### Task to carry out:
Below is some material; set it all down exactly, apart from the pictures.

### Data block:
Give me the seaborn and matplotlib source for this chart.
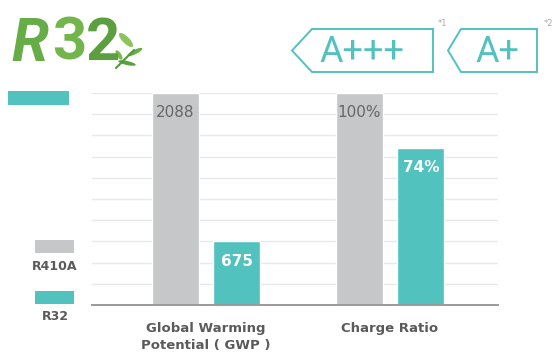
import matplotlib
matplotlib.use("Agg")
import matplotlib.pyplot as plt
import seaborn as sns
import pandas as pd
from matplotlib.patches import Rectangle, Polygon, Ellipse
from matplotlib.lines import Line2D

# ---- data ----
categories = ["Global Warming\nPotential ( GWP )", "Charge Ratio"]
series = ["R410A", "R32"]
r410a_heights = [100, 100]     # relative bar heights (%)
r32_heights = [30, 74]
r410a_labels = ["2088", "100%"]
r32_labels = ["675", "74%"]
tag_texts = ["A+++", "A+"]
tag_notes = ["*1", "*2"]

TEAL = "#52c2bf"
GRAY = "#c6c7c9"
TXT = "#5a5a5a"

df = pd.DataFrame({
    "category": categories * 2,
    "refrigerant": [series[0]] * 2 + [series[1]] * 2,
    "value": r410a_heights + r32_heights,
})

sns.set_theme(style="white")
plt.rcParams["font.family"] = ["DejaVu Sans"]

W, H = 560, 364
fig = plt.figure(figsize=(W / 100, H / 100), dpi=100)
ax = fig.add_axes([92 / W, 1 - 305 / H, (498 - 92) / W, (305 - 93) / H])

sns.barplot(data=df, x="category", y="value", hue="refrigerant",
            palette=[GRAY, TEAL], width=0.672, gap=0.24, ax=ax,
            legend=False, zorder=3, saturation=1)

ax.set_xlim(-0.62, 1.587)
ax.set_ylim(0, 100)
ax.set_yticks(range(10, 101, 10))
ax.yaxis.grid(True, color="#e8e8e8", lw=1, zorder=0)
ax.xaxis.grid(False)
ax.tick_params(axis="y", left=False, labelleft=False)
ax.tick_params(axis="x", bottom=False, pad=6)
for s in ["top", "right", "left"]:
    ax.spines[s].set_visible(False)
ax.spines["bottom"].set_color("#9a9a9a")
ax.spines["bottom"].set_linewidth(1.4)
ax.spines["bottom"].set_zorder(4)
ax.set_xlabel("")
ax.set_ylabel("")
for lab in ax.get_xticklabels():
    lab.set_fontsize(9.5)
    lab.set_fontweight("bold")
    lab.set_color(TXT)
    lab.set_linespacing(1.45)
    lab.set_verticalalignment("top")

# value labels
label_sets = [r410a_labels, r32_labels]
label_colors = ["#666666", "white"]
label_weights = ["normal", "bold"]
for cont, labels, col, wt in zip(ax.containers, label_sets, label_colors, label_weights):
    for bar, txt in zip(cont, labels):
        ax.text(bar.get_x() + bar.get_width() / 2, bar.get_height() - 9.3, txt,
                ha="center", va="center", fontsize=11, color=col,
                fontweight=wt, zorder=5)

# helpers in pixel coords (from top-left)
def fx(x):
    return x / W

def fy(y):
    return 1 - y / H

# left legend
fig.add_artist(Rectangle((fx(8), fy(105)), 61 / W, 14 / H, transform=fig.transFigure,
                         color=TEAL, lw=0))
fig.add_artist(Rectangle((fx(35), fy(253)), 39 / W, 13 / H, transform=fig.transFigure,
                         color=GRAY, lw=0))
fig.text(fx(55), fy(266), series[0], ha="center", va="center", fontsize=9,
         fontweight="bold", color=TXT)
fig.add_artist(Rectangle((fx(35), fy(304)), 39 / W, 13 / H, transform=fig.transFigure,
                         color=TEAL, lw=0))
fig.text(fx(55), fy(317), series[1], ha="center", va="center", fontsize=9,
         fontweight="bold", color=TXT)

# R32 logo
fig.text(fx(30), fy(44), "R", ha="center", va="center", fontsize=43,
         family="Roboto", fontweight="bold", style="italic", color="#66ad47")
fig.text(fx(69), fy(44), "3", ha="center", va="center", fontsize=43,
         family="Roboto", fontweight="bold", color="#73b54d")
fig.text(fx(103), fy(44), "2", ha="center", va="center", fontsize=43,
         family="Roboto", fontweight="bold", color="#5c9f3e")
# leaves
fig.add_artist(Line2D([fx(116), fx(134)], [fy(68), fy(50)], transform=fig.transFigure,
                      color="#4f9a3a", lw=1.5))
for (cx, cy, w, h, ang, c) in [(126, 40, 8, 16, 30, "#8cc35a"),
                               (135, 52, 6, 12, -50, "#6aae45"),
                               (127, 63, 6, 12, 70, "#5aa03f"),
                               (119, 55, 5, 10, 20, "#7ab94f")]:
    fig.add_artist(Ellipse((fx(cx), fy(cy)), w / W, h / H, angle=ang,
                           transform=fig.transFigure, color=c, lw=0))

# energy tags
def tag(x0, x1, xt, ytop, ybot, text, textx, note, notex):
    ym = (ytop + ybot) / 2
    pts = [(fx(x0), fy(ym)), (fx(xt), fy(ytop)), (fx(x1), fy(ytop)),
           (fx(x1), fy(ybot)), (fx(xt), fy(ybot))]
    fig.add_artist(Polygon(pts, closed=True, fill=False, edgecolor=TEAL, lw=1.4,
                           transform=fig.transFigure))
    fig.text(fx(textx), fy(ym + 1), text, ha="center", va="center",
             fontsize=26, family="Roboto", fontweight="normal", color=TEAL)
    fig.text(fx(notex), fy(23), note, ha="center", va="center", fontsize=6,
             color="#aaaaaa")

tag(292, 433, 312, 29, 72, tag_texts[0], 362, tag_notes[0], 442)
tag(448, 537, 461, 29, 72, tag_texts[1], 497, tag_notes[1], 548)

fig.savefig("out.png", dpi=100)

### Task response:
Give me the seaborn and matplotlib source for this chart.
import matplotlib
matplotlib.use("Agg")
import matplotlib.pyplot as plt
import seaborn as sns
import pandas as pd
from matplotlib.patches import Rectangle, Polygon, Ellipse
from matplotlib.lines import Line2D

# ---- data ----
categories = ["Global Warming\nPotential ( GWP )", "Charge Ratio"]
series = ["R410A", "R32"]
r410a_heights = [100, 100]     # relative bar heights (%)
r32_heights = [30, 74]
r410a_labels = ["2088", "100%"]
r32_labels = ["675", "74%"]
tag_texts = ["A+++", "A+"]
tag_notes = ["*1", "*2"]

TEAL = "#52c2bf"
GRAY = "#c6c7c9"
TXT = "#5a5a5a"

df = pd.DataFrame({
    "category": categories * 2,
    "refrigerant": [series[0]] * 2 + [series[1]] * 2,
    "value": r410a_heights + r32_heights,
})

sns.set_theme(style="white")
plt.rcParams["font.family"] = ["DejaVu Sans"]

W, H = 560, 364
fig = plt.figure(figsize=(W / 100, H / 100), dpi=100)
ax = fig.add_axes([92 / W, 1 - 305 / H, (498 - 92) / W, (305 - 93) / H])

sns.barplot(data=df, x="category", y="value", hue="refrigerant",
            palette=[GRAY, TEAL], width=0.672, gap=0.24, ax=ax,
            legend=False, zorder=3, saturation=1)

ax.set_xlim(-0.62, 1.587)
ax.set_ylim(0, 100)
ax.set_yticks(range(10, 101, 10))
ax.yaxis.grid(True, color="#e8e8e8", lw=1, zorder=0)
ax.xaxis.grid(False)
ax.tick_params(axis="y", left=False, labelleft=False)
ax.tick_params(axis="x", bottom=False, pad=6)
for s in ["top", "right", "left"]:
    ax.spines[s].set_visible(False)
ax.spines["bottom"].set_color("#9a9a9a")
ax.spines["bottom"].set_linewidth(1.4)
ax.spines["bottom"].set_zorder(4)
ax.set_xlabel("")
ax.set_ylabel("")
for lab in ax.get_xticklabels():
    lab.set_fontsize(9.5)
    lab.set_fontweight("bold")
    lab.set_color(TXT)
    lab.set_linespacing(1.45)
    lab.set_verticalalignment("top")

# value labels
label_sets = [r410a_labels, r32_labels]
label_colors = ["#666666", "white"]
label_weights = ["normal", "bold"]
for cont, labels, col, wt in zip(ax.containers, label_sets, label_colors, label_weights):
    for bar, txt in zip(cont, labels):
        ax.text(bar.get_x() + bar.get_width() / 2, bar.get_height() - 9.3, txt,
                ha="center", va="center", fontsize=11, color=col,
                fontweight=wt, zorder=5)

# helpers in pixel coords (from top-left)
def fx(x):
    return x / W

def fy(y):
    return 1 - y / H

# left legend
fig.add_artist(Rectangle((fx(8), fy(105)), 61 / W, 14 / H, transform=fig.transFigure,
                         color=TEAL, lw=0))
fig.add_artist(Rectangle((fx(35), fy(253)), 39 / W, 13 / H, transform=fig.transFigure,
                         color=GRAY, lw=0))
fig.text(fx(55), fy(266), series[0], ha="center", va="center", fontsize=9,
         fontweight="bold", color=TXT)
fig.add_artist(Rectangle((fx(35), fy(304)), 39 / W, 13 / H, transform=fig.transFigure,
                         color=TEAL, lw=0))
fig.text(fx(55), fy(317), series[1], ha="center", va="center", fontsize=9,
         fontweight="bold", color=TXT)

# R32 logo
fig.text(fx(30), fy(44), "R", ha="center", va="center", fontsize=43,
         family="Roboto", fontweight="bold", style="italic", color="#66ad47")
fig.text(fx(69), fy(44), "3", ha="center", va="center", fontsize=43,
         family="Roboto", fontweight="bold", color="#73b54d")
fig.text(fx(103), fy(44), "2", ha="center", va="center", fontsize=43,
         family="Roboto", fontweight="bold", color="#5c9f3e")
# leaves
fig.add_artist(Line2D([fx(116), fx(134)], [fy(68), fy(50)], transform=fig.transFigure,
                      color="#4f9a3a", lw=1.5))
for (cx, cy, w, h, ang, c) in [(126, 40, 8, 16, 30, "#8cc35a"),
                               (135, 52, 6, 12, -50, "#6aae45"),
                               (127, 63, 6, 12, 70, "#5aa03f"),
                               (119, 55, 5, 10, 20, "#7ab94f")]:
    fig.add_artist(Ellipse((fx(cx), fy(cy)), w / W, h / H, angle=ang,
                           transform=fig.transFigure, color=c, lw=0))

# energy tags
def tag(x0, x1, xt, ytop, ybot, text, textx, note, notex):
    ym = (ytop + ybot) / 2
    pts = [(fx(x0), fy(ym)), (fx(xt), fy(ytop)), (fx(x1), fy(ytop)),
           (fx(x1), fy(ybot)), (fx(xt), fy(ybot))]
    fig.add_artist(Polygon(pts, closed=True, fill=False, edgecolor=TEAL, lw=1.4,
                           transform=fig.transFigure))
    fig.text(fx(textx), fy(ym + 1), text, ha="center", va="center",
             fontsize=26, family="Roboto", fontweight="normal", color=TEAL)
    fig.text(fx(notex), fy(23), note, ha="center", va="center", fontsize=6,
             color="#aaaaaa")

tag(292, 433, 312, 29, 72, tag_texts[0], 362, tag_notes[0], 442)
tag(448, 537, 461, 29, 72, tag_texts[1], 497, tag_notes[1], 548)

fig.savefig("out.png", dpi=100)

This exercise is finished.